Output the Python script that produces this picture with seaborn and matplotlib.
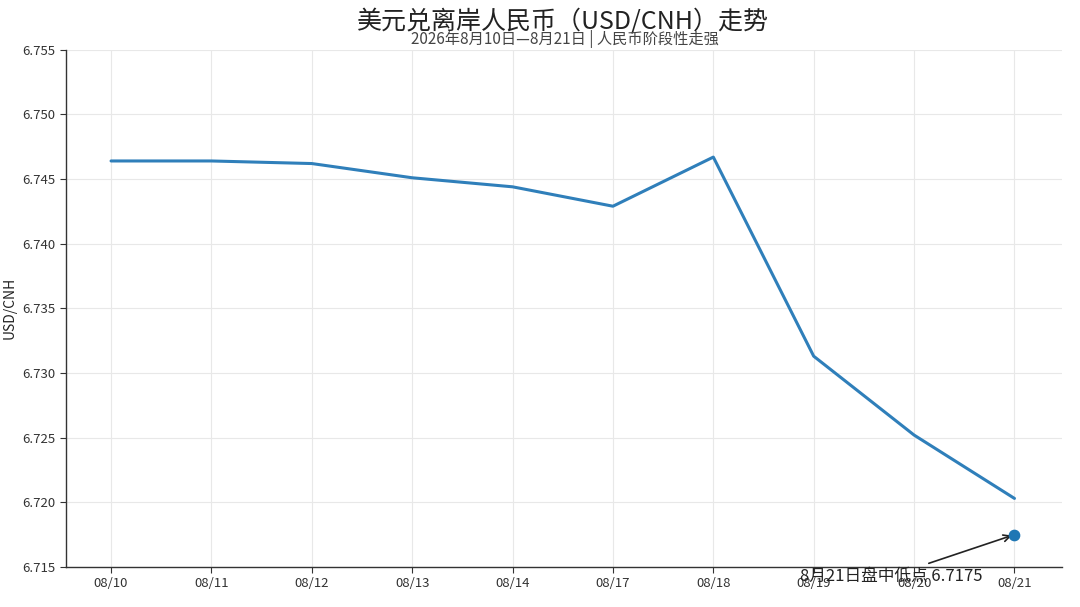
import matplotlib
matplotlib.use("Agg")
import matplotlib.pyplot as plt
import pandas as pd
import seaborn as sns

# data
dates = ["08/10", "08/11", "08/12", "08/13", "08/14", "08/17", "08/18", "08/19", "08/20", "08/21"]
rates = [6.7464, 6.7464, 6.7462, 6.7451, 6.7444, 6.7429, 6.7467, 6.7313, 6.7252, 6.7203]
low_date = "08/21"
low_value = 6.7175
yticks = [6.715, 6.720, 6.725, 6.730, 6.735, 6.740, 6.745, 6.750, 6.755]

df = pd.DataFrame({"date": dates, "rate": rates})

sns.set_style("white")
plt.rcParams["font.family"] = ["Noto Sans CJK SC", "DejaVu Sans"]

fig, ax = plt.subplots(figsize=(10.8, 6.07), dpi=100)
fig.subplots_adjust(left=0.061, right=0.983, bottom=0.066, top=0.918)

sns.lineplot(data=df, x="date", y="rate", ax=ax, color="#2f7fba", linewidth=2.2, sort=False)
low_x = dates.index(low_date)
ax.scatter([low_x], [low_value], color="#1f77b4", s=55, zorder=5)
ax.annotate("8月21日盘中低点 6.7175", xy=(low_x, low_value), xytext=(low_x - 1.23, 6.7143),
            ha="center", va="center", fontsize=12, color="#222222",
            arrowprops=dict(arrowstyle="->", color="#222222", lw=1.2),
            annotation_clip=False)

ax.set_ylim(6.715, 6.755)
ax.set_yticks(yticks)
ax.set_yticklabels([f"{v:.3f}" for v in yticks])
ax.set_xlim(-0.45, len(dates) - 1 + 0.47)
ax.grid(True, color="#e8e8e8", linewidth=0.8)
ax.set_axisbelow(True)
ax.tick_params(axis="both", labelsize=9.5, colors="#333333", length=4, direction="out", left=True, bottom=True)
for side in ["top", "right"]:
    ax.spines[side].set_visible(False)
for side in ["left", "bottom"]:
    ax.spines[side].set_color("#333333")
    ax.spines[side].set_linewidth(1.0)

ax.set_xlabel("")
ax.set_ylabel("USD/CNH", fontsize=10, color="#222222")

fig.text(0.521, 0.965, "美元兑离岸人民币（USD/CNH）走势", ha="center", va="center", fontsize=18, color="#222222")
fig.text(0.523, 0.936, "2026年8月10日—8月21日 | 人民币阶段性走强", ha="center", va="center", fontsize=11, color="#444444")

fig.savefig("out.png", dpi=100, facecolor="white")
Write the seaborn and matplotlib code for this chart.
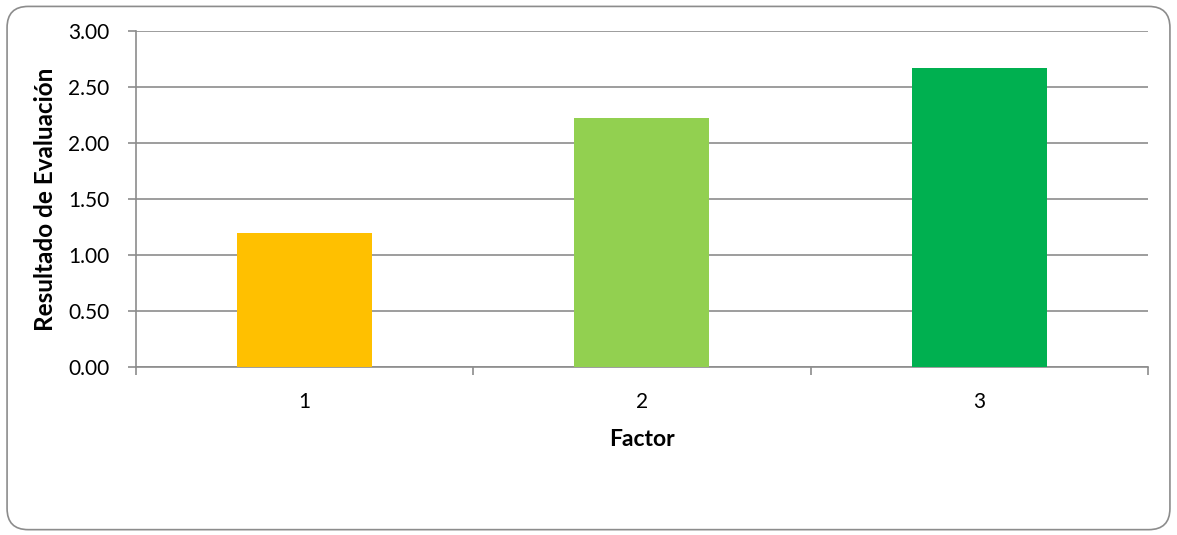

+-------+

Goal of the exercise: Lines containing the string "this" are to be selected and copied.

Task answer:
Output the Python script that produces this picture with seaborn and matplotlib.
Write the seaborn and matplotlib code for this chart.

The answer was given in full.